Monday, April 19, 2010 17:51
Posted in category Uncategorized

The Google Docs Web-based productivity suite blossomed thanks to its virtue of efficiency. We recently got to know a tool that layers on the convenience by giving you ways to manage Google Docs from a desktop app you already use–your Outlook in-box.  By installing the free Harmony for Google Docs beta Outlook add-on, your Google Docs show up in a sidebar, from which they can be opened and edited right in Outlook’s reading pane. Clicking the Harmony button in the navigation ribbon surfaces your Google Docs in new messages as well.

Harmony is essentially inserting a browser into Outlook’s main window, which will only slow you down if you’ve got a weak Internet connection or are attempting to work in offline mode. Otherwise, you’ll be able to manage Google Docs through Outlook much as you would through a separate browser tab–sharing, editing, renaming, deleting, and creating new documents until you drop. 

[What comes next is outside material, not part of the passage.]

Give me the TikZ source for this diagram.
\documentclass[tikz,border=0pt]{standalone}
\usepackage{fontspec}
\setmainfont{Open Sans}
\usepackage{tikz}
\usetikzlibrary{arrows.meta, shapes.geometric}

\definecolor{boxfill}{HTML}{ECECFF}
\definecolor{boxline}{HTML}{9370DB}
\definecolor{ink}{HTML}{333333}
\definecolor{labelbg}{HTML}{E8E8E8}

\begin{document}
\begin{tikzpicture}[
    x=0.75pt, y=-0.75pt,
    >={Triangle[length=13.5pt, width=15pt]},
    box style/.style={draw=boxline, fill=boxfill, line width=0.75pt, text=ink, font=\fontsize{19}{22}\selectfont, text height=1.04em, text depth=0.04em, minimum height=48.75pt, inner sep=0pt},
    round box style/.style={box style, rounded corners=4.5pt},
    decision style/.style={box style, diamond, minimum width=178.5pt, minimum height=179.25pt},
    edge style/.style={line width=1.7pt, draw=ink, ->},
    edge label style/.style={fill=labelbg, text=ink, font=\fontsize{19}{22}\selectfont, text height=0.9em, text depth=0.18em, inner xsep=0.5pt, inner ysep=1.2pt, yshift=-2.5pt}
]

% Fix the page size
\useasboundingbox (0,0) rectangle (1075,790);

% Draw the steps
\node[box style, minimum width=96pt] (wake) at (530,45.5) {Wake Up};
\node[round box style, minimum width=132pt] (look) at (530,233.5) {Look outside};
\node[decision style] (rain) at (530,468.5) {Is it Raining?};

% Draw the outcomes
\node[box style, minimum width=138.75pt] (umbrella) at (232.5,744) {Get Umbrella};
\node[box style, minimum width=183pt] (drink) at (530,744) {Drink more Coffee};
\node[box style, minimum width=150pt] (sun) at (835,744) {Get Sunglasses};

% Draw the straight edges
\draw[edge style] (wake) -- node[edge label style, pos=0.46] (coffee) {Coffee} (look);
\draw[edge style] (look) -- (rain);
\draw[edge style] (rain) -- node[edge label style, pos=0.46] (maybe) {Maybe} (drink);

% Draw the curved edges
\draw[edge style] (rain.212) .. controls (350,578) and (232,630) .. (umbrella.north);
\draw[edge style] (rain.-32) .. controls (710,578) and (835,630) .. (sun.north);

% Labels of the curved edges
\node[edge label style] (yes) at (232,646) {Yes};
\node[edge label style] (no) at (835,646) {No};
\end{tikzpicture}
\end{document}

There are other benefits, like being able to turn desktop files into new Google Docs by way of Outlook, and dragging and dropping a Google Doc from the Harmony sidebar into an email as either a link (the regular drag) or as a physical attachment (by pressing the Alt key while dragging.) Harmony also adroitly uses the built-in Google Docs conversion engine to save the files you drag from the Harmony sidebar to the desktop in your preferred format.

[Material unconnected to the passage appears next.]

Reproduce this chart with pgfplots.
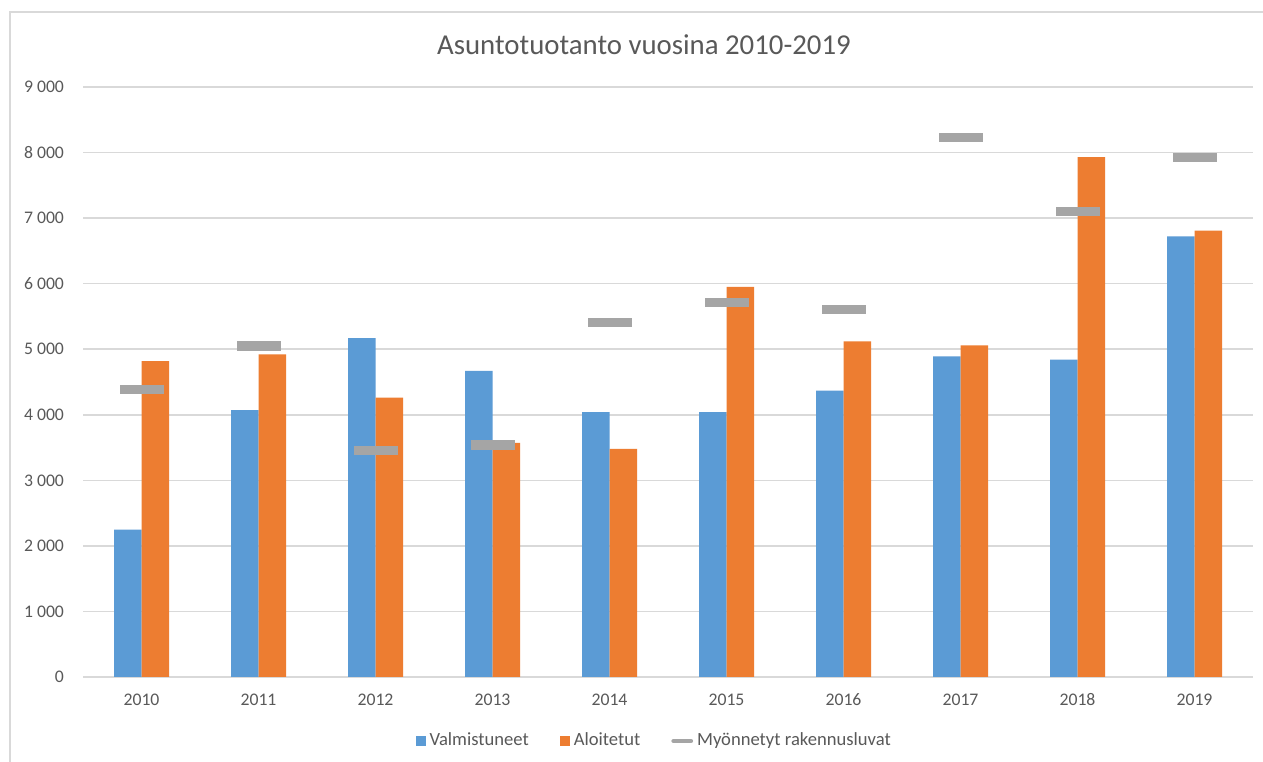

Harmony still has its moments of discord, however. Creating new documents wasn’t instantaneous, and only some but not all of our Google and Microsoft Exchange contacts populated the recipient suggestions box when we went to share a document, even though Harmony uses each service’s APIs (it’s possible you may have more luck).

We’re all for add-ons that simplify our workflow, and Harmony’s beta scored high points for keeping our work centered in one location–the Outlook in-box. Anyone who frequently works with Google Docs on a professional and personal basis has lost some time clicking back and forth between the browser tab and e-mail.

Harmony’s publisher, Mainsoft, also offers a version of the plug-in that supports Microsoft SharePoint.